Urbi et Orbi – palavras claras e serenas na tempestade
Um idoso em vestes brancas e simples, sobe com certa dificuldade os amplos degraus da Praça São Pedro. É final de tarde e cai uma chuva fina. As cores mescladas do dia e da noite contrastam com a luminosidade fraca de tochas espalhadas no chão e lâmpadas fixadas em antigas fachadas. A Basílica de São Pedro - imponente em história e arquitetura a revelar entre outros, a genialidade de Michelangelo e Rafael - completa a aura de espiritualidade.
Jorge Mario Bergoglio nunca vira a Praça assim, vazia, a solidão fisga sua alma. Sob seus ombros uma responsabilidade monumental: o mundo, este pequeno mundo da terra aguarda suas palavras.

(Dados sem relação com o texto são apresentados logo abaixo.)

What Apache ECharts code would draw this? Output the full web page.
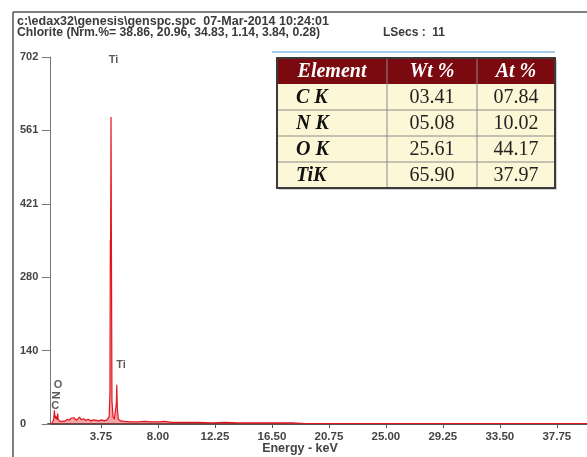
<!DOCTYPE html>
<html><head><meta charset="utf-8">
<script src="https://cdn.jsdelivr.net/npm/echarts@6/dist/echarts.min.js"></script>
<style>html,body{margin:0;background:#fff}#c{width:587px;height:457px}</style>
</head><body><div id="c"></div>
<script>
// ---- data ----
var headerLine1 = 'c:\\edax32\\genesis\\genspc.spc  07-Mar-2014 10:24:01';
var headerLine2 = 'Chlorite (Nrm.%= 38.86, 20.96, 34.83, 1.14, 3.84, 0.28)';
var lsecsText = 'LSecs :  11';
var xTicks = [3.75, 8.00, 12.25, 16.50, 20.75, 25.00, 29.25, 33.50, 37.75];
var yTickLabels = ['0', '140', '280', '421', '561', '702'];
var yMax = 702;
var energyKeV = [0.05, 0.15, 0.22, 0.28, 0.31, 0.36, 0.39, 0.43, 0.48, 0.52, 0.56, 0.62, 0.70, 0.80, 0.90, 1.00, 1.10, 1.25, 1.40, 1.50, 1.60, 1.75, 1.90, 2.00, 2.15, 2.30, 2.45, 2.60, 2.80, 3.00, 3.20, 3.40, 3.60, 3.80, 4.00, 4.20, 4.36, 4.42, 4.45, 4.47, 4.50, 4.53, 4.57, 4.65, 4.75, 4.84, 4.90, 4.93, 4.97, 5.05, 5.20, 5.50, 6.00, 6.50, 7.00, 7.50, 8.00, 8.50, 9.00, 10.0, 11.0, 12.0, 13.0, 14.0, 15.0, 16.0, 17.0, 18.0, 19.0, 20.0, 22.0, 25.0, 30.0, 35.0, 40.0];
var counts    = [0, 3, 8, 26, 12, 16, 10, 14, 8, 20, 9, 6, 5, 7, 5, 8, 6, 9, 7, 11, 8, 12, 7, 9, 13, 8, 10, 7, 9, 6, 8, 7, 6, 8, 6, 8, 14, 60, 352, 330, 587, 340, 45, 14, 9, 12, 40, 75, 30, 9, 6, 5, 4, 4, 5, 4, 4, 5, 3, 3, 3, 2, 3, 2, 2, 2, 2, 2, 1, 1, 1, 1, 1, 1, 1];
var peakLabelE = [4.68, 5.25, 0.55, 0.50, 0.33];
var peakLabelC = [696, 113, 74, 55, 34];
var peakLabelT = ['Ti', 'Ti', 'O', 'N', 'C'];
var tableHead = ['Element', 'Wt %', 'At %'];
var tableElem = ['C K', 'N K', 'O K', 'TiK'];
var tableWt = ['03.41', '05.08', '25.61', '65.90'];
var tableAt = ['07.84', '10.02', '44.17', '37.97'];

// ---- chart ----
var chart = echarts.init(document.getElementById('c'), null, {renderer: 'canvas'});
var spec = energyKeV.map(function (e, i) { return [e, counts[i]]; });
var lbls = peakLabelE.map(function (e, i) {
  return {value: [e, peakLabelC[i]], label: {rotate: peakLabelT[i] === 'N' ? 90 : 0}};
});
var axisFontX = {fontFamily: 'Liberation Sans', fontWeight: 'bold', fontSize: 11.5, color: '#444'};
var axisFontY = {fontFamily: 'Liberation Sans', fontWeight: 'bold', fontSize: 11, color: '#444'};

// table graphics
var tx = [277, 387, 477, 555];
var ty = [58, 84, 110, 136, 162, 188];
var g = [];
g.push({type: 'rect', shape: {x: tx[0] + 2, y: ty[0] + 2, width: tx[3] - tx[0], height: ty[5] - ty[0]}, style: {fill: '#cfcfcf'}, z: 10});
g.push({type: 'rect', shape: {x: tx[0], y: ty[0], width: tx[3] - tx[0], height: ty[1] - ty[0]}, style: {fill: '#7a0a10'}, z: 11});
g.push({type: 'rect', shape: {x: tx[0], y: ty[1], width: tx[3] - tx[0], height: ty[5] - ty[1]}, style: {fill: '#fcf7d6'}, z: 11});
for (var r = 2; r < 5; r++) g.push({type: 'line', shape: {x1: tx[0], y1: ty[r], x2: tx[3], y2: ty[r]}, style: {stroke: '#8a8a8a', lineWidth: 1}, z: 12});
for (var c = 1; c < 3; c++) g.push({type: 'line', shape: {x1: tx[c], y1: ty[0], x2: tx[c], y2: ty[5]}, style: {stroke: '#8a8a8a', lineWidth: 1}, z: 12});
g.push({type: 'rect', shape: {x: tx[0], y: ty[0], width: tx[3] - tx[0], height: ty[5] - ty[0]}, style: {fill: null, stroke: '#3a3a3a', lineWidth: 2}, z: 13});
g.push({type: 'line', shape: {x1: 272, y1: 52, x2: 555, y2: 52}, style: {stroke: '#a9cdef', lineWidth: 2}, z: 13});
for (var c2 = 0; c2 < 3; c2++) {
  g.push({type: 'text', x: (tx[c2] + tx[c2 + 1]) / 2, y: (ty[0] + ty[1]) / 2 + 1, style: {text: tableHead[c2], fill: '#fff', font: 'italic bold 20px "Liberation Serif"', align: 'center', verticalAlign: 'middle'}, z: 14});
}
for (var r2 = 0; r2 < 4; r2++) {
  var cy = (ty[r2 + 1] + ty[r2 + 2]) / 2 + 1;
  g.push({type: 'text', x: 296, y: cy, style: {text: tableElem[r2], fill: '#111', font: 'italic bold 20px "Liberation Serif"', align: 'left', verticalAlign: 'middle'}, z: 14});
  g.push({type: 'text', x: (tx[1] + tx[2]) / 2, y: cy, style: {text: tableWt[r2], fill: '#222', font: '20px "Liberation Serif"', align: 'center', verticalAlign: 'middle'}, z: 14});
  g.push({type: 'text', x: (tx[2] + tx[3]) / 2, y: cy, style: {text: tableAt[r2], fill: '#222', font: '20px "Liberation Serif"', align: 'center', verticalAlign: 'middle'}, z: 14});
}
// frame + header texts
g.push({type: 'line', shape: {x1: 13, y1: 12, x2: 587, y2: 12}, style: {stroke: '#555', lineWidth: 1.5}});
g.push({type: 'line', shape: {x1: 13, y1: 12, x2: 13, y2: 457}, style: {stroke: '#555', lineWidth: 1.5}});
g.push({type: 'text', x: 17, y: 22, style: {text: headerLine1, fill: '#3a3a3a', font: 'bold 12.5px "Liberation Sans"', verticalAlign: 'middle'}});
g.push({type: 'text', x: 17, y: 32.5, style: {text: headerLine2, fill: '#3a3a3a', font: 'bold 12.2px "Liberation Sans"', verticalAlign: 'middle'}});
g.push({type: 'text', x: 383, y: 33, style: {text: lsecsText, fill: '#3a3a3a', font: 'bold 12px "Liberation Sans"', verticalAlign: 'middle'}});
g.push({type: 'text', x: 300, y: 449, style: {text: 'Energy - keV', fill: '#444', font: 'bold 12.5px "Liberation Sans"', align: 'center', verticalAlign: 'middle'}});

chart.setOption({
  animation: false,
  backgroundColor: '#fff',
  grid: {left: 48, right: 0, top: 57, bottom: 33, containLabel: false},
  xAxis: {
    type: 'value', min: -0.2, max: 40,
    axisLine: {show: true, onZero: false, lineStyle: {color: '#555', width: 2}},
    axisTick: {show: true, length: 4, customValues: xTicks, lineStyle: {color: '#555'}},
    axisLabel: Object.assign({margin: 7, customValues: xTicks, formatter: function (v) { return v.toFixed(2); }}, axisFontX),
    splitLine: {show: false}
  },
  yAxis: {
    type: 'value', min: 0, max: yMax, interval: yMax / 5,
    axisLine: {show: true, lineStyle: {color: '#777', width: 1}},
    axisTick: {show: true, length: 9, lineStyle: {color: '#777'}},
    axisLabel: Object.assign({align: 'left', margin: 28, formatter: function (v) { return yTickLabels[Math.round(v / (yMax / 5))]; }}, axisFontY),
    splitLine: {show: false}
  },
  series: [
    {type: 'line', data: spec, symbol: 'none', lineStyle: {color: '#e3141c', width: 1.2},
     areaStyle: {color: 'rgba(227,20,28,0.55)'}, z: 3},
    {type: 'scatter', data: lbls, symbolSize: 0, z: 5,
     label: {show: true, position: 'inside', formatter: function (p) { return peakLabelT[p.dataIndex]; },
       fontFamily: 'Liberation Sans', fontWeight: 'bold', fontSize: 11, color: '#333'}}
  ],
  graphic: g
});
</script></body></html>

Jorge dá mais uns passos e sente o que vai falar. Sente a perda das vidas na Urbi e no Orbi, as perdas que virão, sente o sofrimento das famílias e o peso da compaixão pesa por demais e suas pernas vacilam.
Segue lento e antes de chegar ao altar é acometido por uma onda de tristeza. Sente pena da humanidade desorientada e doente, transtornada pela pressa, ávida pelo dinheiro e pelas coisas, complacente face absurdas guerras, surda ao grito dos pobres, às injustiças planetárias, às agressões que não cessam na casa comum. E a tempestade viral agravando as desgraças.
Mas Bergoglio sente também fragilidade e impotência, o medo humano de falhar quando muitos depositam esperanças, medo de não poder construir as pontes para unir o planeta em frangalhos, pulverizado em nações e línguas. Ele é um só.
Imagina Jorge, todos, nações e povos num mesmo e imenso barco sob auspícios de Deus. Um inimigo a combater, um mundo a ser construído com os tijolos da hospitalidade, fraternidade e solidariedade.
Sua voz serena é um bálsamo espiritual a unir e confortar milhões. Suas palavras boias espalhadas nos continentes a recolher náufragos no grande barco.
Em tempos áridos de lideranças globais, o altruísmo de Francisco é um alento. As imagens e palavras inesquecíveis deste dia 27 de março atravessarão os anos.como marco de esperança e beleza em dias sombrios.
Muitos dizem que o mundo não será o mesmo após a tempestade. Pode ser, resta saber, melhor ou pior. Numa coisa acredito, se há um espírito do tempo a pairar sob o mundo, é a insatisfação coletiva mundial dos povos contra a ordem das coisas e uma vontade imensa de mudar. Francisco, mais que ninguém, sabe disto.